ELECTRONICS AND SEEING IN 3-D
In three dimensions, visualization gets tricky. Visualizing two spheres intersecting (the sum of their radii being greater than or equal to the distance between their centers) is easy: the locus of points is a circle (or a point). Three is harder. Assuming a classical ‘soap bubble’ configuration (their centers aren’t collinear or one sphere isn’t inside another, etc.) then the intersection becomes two points. One more sphere, and it’s just one point. This is without outside data, such as a known point on the surface of the earth.

Note: A central concept in this explanation though is that to solve a mathematical puzzle, you need at least as many relationships as there are unknowns. In this case, our unknowns are our position (in three dimensions) and the clock bias.

NOW HERE’S THE BIG SECRET. How does your GPS calculate the answer? Simple! It just becomes four equations in four unknowns. Remember algebra, and solving simultaneous equations? We’ve all encountered problems like this in third grade, right? (Well, no; eighth grade, maybe.) Here’s a ‘simpler’ example of this kind of problem, where you have two equations, in two unknowns (I apologize in advance for any adverse reactions):

‘John is twice Karen’s age. In six years, both their ages together will total 42. How old are John and Karen now?’

In algebra, we’d let J = John, and K = Karen.
One equation would be: J = 2K, and
Another would be (J + 6) + (K + 6) = 42.
(Pretty easy when someone else does it for you, isn’t it?)
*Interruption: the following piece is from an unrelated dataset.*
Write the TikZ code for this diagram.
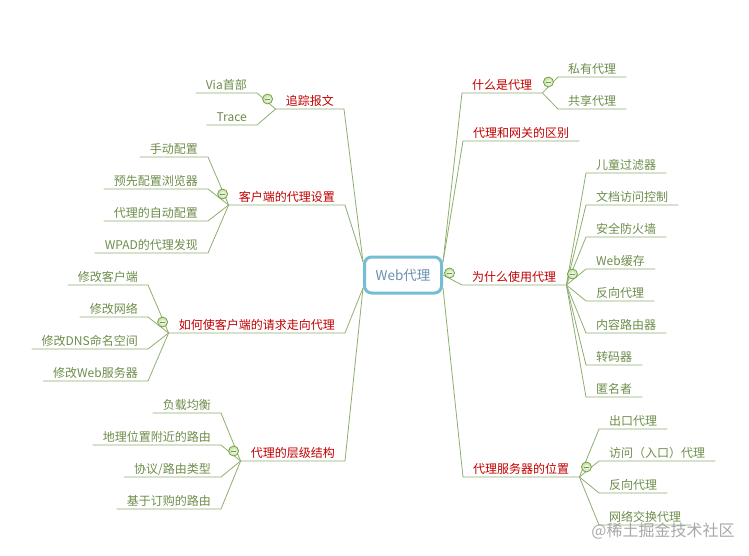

RUNNING THE NUMBERS… AND LETTERS: Remember being taught to solve for one variable in terms of the other in one equation, then you plug that into the second equation? Plugging in “2K” wherever we see “J” in the second equation would give us:
((2K) + 6)) + (K + 6) = 42.
Combining terms, 3K + 12 = 42, or 3K = 30, or K = 10.
Aha! So Karen is 10, and John is 20.

IN 3-D: This is pretty straightforward. Three equations in three unknowns (or four in four) you’d do the same substitution technique, just with more intermediate steps and more variables. Well, the microprocessor is a glutton for this kind of punishment. These are our four ranging equations:

(X1 – Ux)2 + (Y1 – Uy)2 + (Z1 – Uz)2 = (PR1 – CB x c)2

(X2 – Ux)2 + (Y2 – Uy)2 + (Z2 – Uz)2 = (PR2 – CB x c)2

(X3 – Ux)2 + (Y3 – Uy)2 + (Z3 – Uz)2 = (PR3 – CB x c)2

(X4 – Ux)2 + (Y4 – Uy)2 + (Z4 – Uz)2 = (PR4 – CB x c)2

DEFINITIONS: The X, Y, & Z represent satellite positions, the subscripts 1, 2, 3, & 4 represent the four GPS spacecraft, the Us are the X, Y, & Z user positions (using a WGS-84 or similar coordinate system), the PRs are pseudoranges, CB is clock bias, and c is the velocity of light.

And that my friends, is what goes on behind the liquid crystal ball… er, rectangle.